債権者や、業者により進め方に多少の違いはあるかもしれませんが、おおまかにはこのような順序で進んでいきます。
④不動産媒介契約を締結
債権者の承認の取れた価格にて任意売却がスタートされます。
となると、不動産は、業者が売買することになりますので、不動産の媒介契約が必要になります。任意売却業者か、その業者が依頼した不動産屋と債務者が契約を結び、本格的に販売活動に向けて始動します。
⑤債権者との交渉開始
担保権者である金融機関などの債権者と査定額などを基準にして、販売価格を決定します。
⑥不動産の販売活動を開始
業者間で共有している指定流通機構であるレインズへの登録もされ、また一般の不動産情報サイトなどにも掲載され、幅広く不動産を検討してもらうことができます。
早期売却が一番ですので、こういった不動産の販売にも実績のある業者であることが望ましいと考えられます。
⓻購入者の選定
購入希望者が決まったら、購入者の資金計画なども行い、ローンを組まれるなら、ローンの審査なども行わなければなりせん。
それで問題なければ、次の債権者の同意へと進みます。
⑧債権者の同意
購入希望者による購入申込書と任意売却業者が作成した売買代金配分表を債権者に提示し、同意をえます。
この売買代金分配表には、債務者の引越し費用や、新居に必要な初期費用、また不動産売買に必要な仲介手数料、抵当権抹消費用、登記費用、また管理費などの滞納金なども、不動産の売却費用から差し引いてもらえるよう作成されています。
⑨不動産売買契約
債務者と、買主で契約を結ぶことになります。
引渡しの時期など、もちろん債権者の同意が必要ですが、債務者と買主さん合意の下で決めることができるので、お互い計画をもって引越しなどの作業を行うことができます。
⑩引越し
不動産の引き渡し前に、マイホームから引っ越しておかなければなりません。
⑪売買代金の支払い
表面的には、通常の不動産売買と全く変わりはありません。
決済においても、決済と同時に抵当権などを抹消し、所有権も移転し引渡し完了となります。
⑫新生活のスタート
ここまで、早ければ、2・3カ月かかる場合、また長けれ6から8カ月かかります。
しかし、ここまでこれたら任意売却は無事に成功し、分割の支払いを行いながら新生活を始めるのみです。

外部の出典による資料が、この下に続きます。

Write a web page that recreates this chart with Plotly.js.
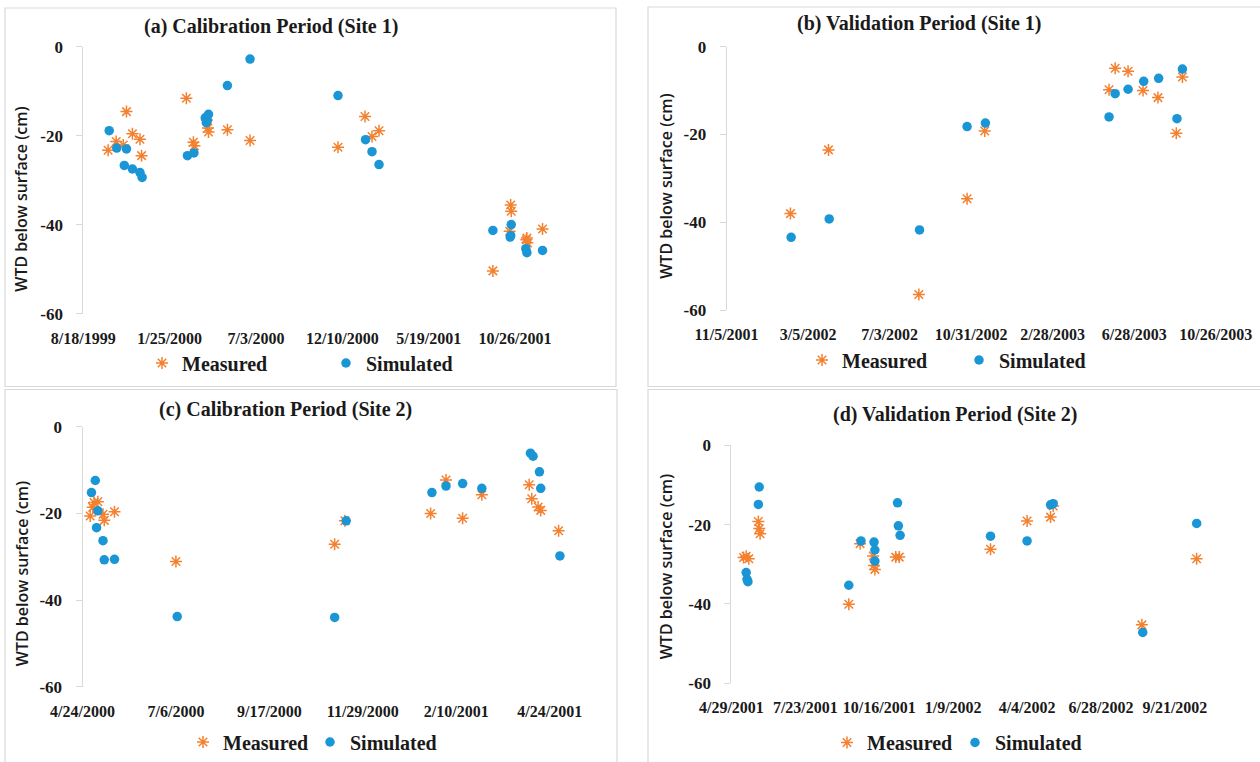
<!DOCTYPE html>
<html>
<head>
<meta charset="utf-8">
<script src="https://cdn.plot.ly/plotly-3.0.1.min.js"></script>
<style>
html,body{margin:0;padding:0;background:#fff;}
#chart{width:1260px;height:762px;}
</style>
</head>
<body>
<div id="chart"></div>
<script>
// ---------- DATA ----------
const seriesNames = ['Measured', 'Simulated'];
const panelTitles = ['(a) Calibration Period (Site 1)', '(b) Validation Period (Site 1)',
                     '(c) Calibration Period (Site 2)', '(d) Validation Period (Site 2)'];
const yTitle = 'WTD below surface (cm)';
const yTickVals = [-60, -40, -20, 0];
const yTickText = ['-60', '-40', '-20', '0'];

// Panel (a) Calibration, Site 1
const aMeasDates = ['1999-10-03','1999-10-18','1999-10-31','1999-11-06','1999-11-17','1999-12-01','1999-12-04',
  '2000-02-25','2000-03-09','2000-03-11','2000-04-03','2000-04-05','2000-04-06','2000-05-11','2000-06-22',
  '2000-12-02','2001-01-21','2001-02-03','2001-02-16',
  '2001-09-15','2001-10-18','2001-10-19','2001-10-16','2001-11-16','2001-11-17','2001-11-18','2001-12-16'];
const aMeasVals = [-23.3,-21.3,-22.1,-14.6,-19.6,-20.8,-24.5,
  -11.6,-21.5,-22.3,-16.5,-18.3,-19.2,-18.7,-21.1,
  -22.6,-15.7,-20.2,-18.9,
  -50.4,-35.6,-37.0,-41.5,-43.4,-43.0,-44.1,-41.0];
const aSimDates = ['1999-10-05','1999-10-19','1999-11-06','1999-11-02','1999-11-17','1999-12-01','1999-12-05',
  '2000-02-27','2000-03-10','2000-03-31','2000-04-02','2000-04-04','2000-04-06','2000-05-11','2000-06-22',
  '2000-12-02','2001-01-22','2001-02-03','2001-02-16',
  '2001-09-15','2001-10-18','2001-10-19','2001-10-17','2001-11-15','2001-11-17','2001-12-16'];
const aSimVals = [-18.9,-22.8,-23.0,-26.7,-27.5,-28.3,-29.4,
  -24.5,-23.9,-16.0,-17.1,-16.6,-15.2,-8.75,-2.8,
  -11.0,-20.9,-23.6,-26.5,
  -41.3,-42.5,-40.0,-42.8,-45.4,-46.3,-45.8];

// Panel (b) Validation, Site 1
const bMeasDates = ['2002-02-07','2002-04-04','2002-08-15','2002-10-25','2002-11-20',
  '2003-05-22','2003-05-31','2003-06-19','2003-07-11','2003-08-02','2003-08-29','2003-09-07'];
const bMeasVals = [-38.0,-23.5,-56.4,-34.6,-19.2,-9.8,-4.9,-5.6,-10.0,-11.6,-19.7,-6.9];
const bSimDates = ['2002-02-08','2002-04-05','2002-08-16','2002-10-25','2002-11-21',
  '2003-05-22','2003-05-31','2003-06-19','2003-07-12','2003-08-03','2003-08-30','2003-09-07'];
const bSimVals = [-43.4,-39.2,-41.7,-18.2,-17.4,-16.0,-10.7,-9.7,-7.9,-7.2,-16.4,-5.1];

// Panel (c) Calibration, Site 2
const cMeasDates = ['2000-04-30','2000-05-03','2000-05-06','2000-05-02','2000-05-10','2000-05-11','2000-05-19',
  '2000-07-06','2000-11-07','2000-11-15','2001-01-21','2001-02-02','2001-02-15','2001-03-02',
  '2001-04-08','2001-04-10','2001-04-15','2001-04-17','2001-05-01'];
const cMeasVals = [-20.6,-17.5,-17.3,-18.6,-20.2,-21.6,-19.6,
  -31.1,-27.1,-21.7,-20.0,-12.3,-21.1,-15.7,
  -13.4,-16.6,-18.5,-19.3,-24.0];
const cSimDates = ['2000-05-01','2000-05-04','2000-05-06','2000-05-05','2000-05-10','2000-05-11','2000-05-19',
  '2000-07-07','2000-11-07','2000-11-16','2001-01-22','2001-02-02','2001-02-15','2001-03-02',
  '2001-04-09','2001-04-11','2001-04-16','2001-04-17','2001-05-02'];
const cSimVals = [-15.2,-12.4,-19.4,-23.3,-26.3,-30.7,-30.6,
  -43.8,-44.0,-21.7,-15.2,-13.7,-13.1,-14.2,
  -6.1,-6.8,-10.4,-14.2,-29.8];

// Panel (d) Validation, Site 2
const dMeasDates = ['2001-05-13','2001-05-16','2001-05-19','2001-05-30','2001-05-31','2001-06-01',
  '2001-09-11','2001-09-24','2001-10-09','2001-10-10','2001-10-11','2001-11-04','2001-11-08',
  '2002-02-21','2002-04-04','2002-05-01','2002-05-04','2002-08-14','2002-10-16'];
const dMeasVals = [-28.3,-28.0,-28.6,-19.2,-21.0,-22.3,
  -40.1,-24.8,-27.9,-30.3,-31.3,-28.2,-28.2,
  -26.2,-19.1,-18.1,-15.3,-45.3,-28.6];
const dSimDates = ['2001-05-16','2001-05-17','2001-05-18','2001-05-30','2001-05-31',
  '2001-09-11','2001-09-25','2001-10-10','2001-10-11','2001-10-11','2001-11-06','2001-11-07','2001-11-09',
  '2002-02-21','2002-04-04','2002-05-01','2002-05-04','2002-08-15','2002-10-16'];
const dSimVals = [-32.1,-33.8,-34.4,-14.9,-10.5,
  -35.3,-24.1,-24.4,-26.4,-29.2,-14.5,-20.3,-22.7,
  -22.9,-24.1,-15.0,-14.7,-47.2,-19.7];

// Date axis settings (first tick, spacing in days, axis end)
const xStarts = ['1999-08-18', '2001-11-05', '2000-04-24', '2001-04-29'];
const xEnds   = ['2002-02-16', '2003-10-26', '2001-05-08', '2002-10-31'];
const xStepDays = [160, 120, 73, 85];

// ---------- STYLE / LAYOUT ----------
const W = 1260, H = 762;
const px = v => v / W;
const py = v => 1 - v / H;
const ORANGE = '#F4812F', BLUE = '#1A95D5', GRID = '#d9d9d9', TXT = '#1a1a1a';
const SERIF = 'Liberation Serif, Times New Roman, serif';
const SANS = 'Open Sans, Noto Sans, sans-serif';
const DAY = 86400000;

// plot areas in pixels: [left, right, top(0 cm), bottom(-60 cm)]
const areas = [[83.3, 576, 46.7, 314], [726.6, 1215.7, 46.7, 310.7],
               [82.5, 567.6, 427.3, 687.7], [731.4, 1209.7, 446, 684]];
const titlePos = [[271, 26.7], [919, 23.3], [285, 410], [955, 415]];
const yTitlePos = [[21, 200], [666, 187], [22, 575], [666, 568]];
const legendPos = [[142, 363], [802, 360], [183, 742], [827, 743]];
const legendEntry = [139, 112, 82, 83];
const borders = [[5, 616, 8, 387], [648, 1265, 7, 387], [5, 617, 390, 770], [648, 1265, 390, 770]];

const measured = [[aMeasDates, aMeasVals], [bMeasDates, bMeasVals], [cMeasDates, cMeasVals], [dMeasDates, dMeasVals]];
const simulated = [[aSimDates, aSimVals], [bSimDates, bSimVals], [cSimDates, cSimVals], [dSimDates, dSimVals]];

const traces = [];
const layout = {
  width: W, height: H,
  margin: {l: 0, r: 0, t: 0, b: 0},
  paper_bgcolor: '#ffffff', plot_bgcolor: 'rgba(0,0,0,0)',
  showlegend: true,
  font: {family: SERIF, color: TXT},
  annotations: [], shapes: []
};

for (let i = 0; i < 4; i++) {
  const n = i + 1;
  const xa = n === 1 ? 'x' : 'x' + n;
  const ya = n === 1 ? 'y' : 'y' + n;
  const lg = n === 1 ? 'legend' : 'legend' + n;
  const ar = areas[i];

  traces.push({
    type: 'scatter', mode: 'markers', name: seriesNames[0],
    x: measured[i][0], y: measured[i][1], xaxis: xa, yaxis: ya, legend: lg,
    marker: {symbol: 'asterisk-open', size: 10, color: ORANGE, line: {color: ORANGE, width: 1.5}},
    cliponaxis: false, hoverinfo: 'skip'
  });
  traces.push({
    type: 'scatter', mode: 'markers', name: seriesNames[1],
    x: simulated[i][0], y: simulated[i][1], xaxis: xa, yaxis: ya, legend: lg,
    marker: {symbol: 'circle', size: 9.5, color: BLUE, line: {width: 0}},
    cliponaxis: false, hoverinfo: 'skip'
  });

  const xr = [xStarts[i], xEnds[i]];
  const xKey = n === 1 ? 'xaxis' : 'xaxis' + n;
  const yKey = n === 1 ? 'yaxis' : 'yaxis' + n;
  layout[xKey] = {
    type: 'date', domain: [px(ar[0]), px(ar[1])], anchor: ya, range: xr,
    tick0: xStarts[i], dtick: xStepDays[i] * DAY, tickformat: '%-m/%-d/%Y',
    tickangle: 0, ticks: '', showline: false, showgrid: false, zeroline: false,
    ticklabelstandoff: 13,
    tickfont: {family: SERIF, size: 16, color: TXT, weight: 'bold'}
  };
  // axis line at y = 0 (top) with tick marks
  const topKey = 'xaxis' + (n + 4);
  layout[topKey] = {
    type: 'date', overlaying: xa, anchor: ya, side: 'top', range: xr,
    tick0: xStarts[i], dtick: xStepDays[i] * DAY,
    showticklabels: false, ticks: 'inside', ticklen: 7, tickcolor: GRID, tickwidth: 1,
    showline: true, linecolor: GRID, linewidth: 1, showgrid: false, zeroline: false
  };
  layout[yKey] = {
    domain: [py(ar[3]), py(ar[2])], anchor: xa, range: [-60, 0],
    tickvals: yTickVals, ticktext: yTickText,
    ticks: 'outside', ticklen: 6, tickcolor: GRID, tickwidth: 1,
    showline: true, linecolor: GRID, linewidth: 1, showgrid: false, zeroline: false,
    ticklabelstandoff: 10,
    tickfont: {family: SERIF, size: 17, color: TXT, weight: 'bold'}
  };
  layout[lg] = {
    orientation: 'h', x: px(legendPos[i][0]), y: py(legendPos[i][1]),
    xanchor: 'left', yanchor: 'middle', bgcolor: 'rgba(0,0,0,0)',
    entrywidth: legendEntry[i], entrywidthmode: 'pixels',
    font: {family: SERIF, size: 20, color: TXT, weight: 'bold'}
  };

  layout.annotations.push({
    text: '<b>' + panelTitles[i] + '</b>', xref: 'paper', yref: 'paper',
    x: px(titlePos[i][0]), y: py(titlePos[i][1]), xanchor: 'center', yanchor: 'middle',
    showarrow: false, font: {family: SERIF, size: 20, color: TXT}
  });
  layout.annotations.push({
    text: yTitle, xref: 'paper', yref: 'paper', textangle: -90,
    x: px(yTitlePos[i][0]), y: py(yTitlePos[i][1]), xanchor: 'center', yanchor: 'middle',
    showarrow: false, font: {family: SANS, size: 16, color: TXT, weight: 600}
  });
  const b = borders[i];
  layout.shapes.push({
    type: 'rect', xref: 'paper', yref: 'paper', layer: 'below',
    x0: px(b[0]), x1: px(b[1]), y0: py(b[3]), y1: py(b[2]),
    line: {color: GRID, width: 1.2}, fillcolor: 'rgba(0,0,0,0)'
  });
}

Plotly.newPlot('chart', traces, layout, {staticPlot: true, displayModeBar: false});
</script>
</body>
</html>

なので、事前に任意売却という手法を知っているだけで、もし、滞納してしまいそうだと思った時も、冷静になり業者を探し、手続きをすすめることができます。
まとめ
いかがでしたでしょうか。任意売却は、住宅ローンが支払えなくなった場合に、選択することができる手段である通常の不動産販売、競売、そして任意売却のの3つの中の一つです。
どれが適しているかは人それぞれ異なりますが、任意売却はなかでもメリットが多く、通常の不動産販売や競売では受ける事ができない、恩恵を受けることができる場合もあります。
また、連帯保証人の方がいたとしても、自己破産のように支払いを免れるわけでなく、引き続き分割で支払いを続けていくことになりますから、迷惑をかけずにすみます。
残債務がとてもたくさん残ってしまいそうな方、また新生活をなんとか再建し、家族に安心して新しい生活をおくってもらえることを望まれる方には、やはり任意売却が最も適しているのではないかと考えます。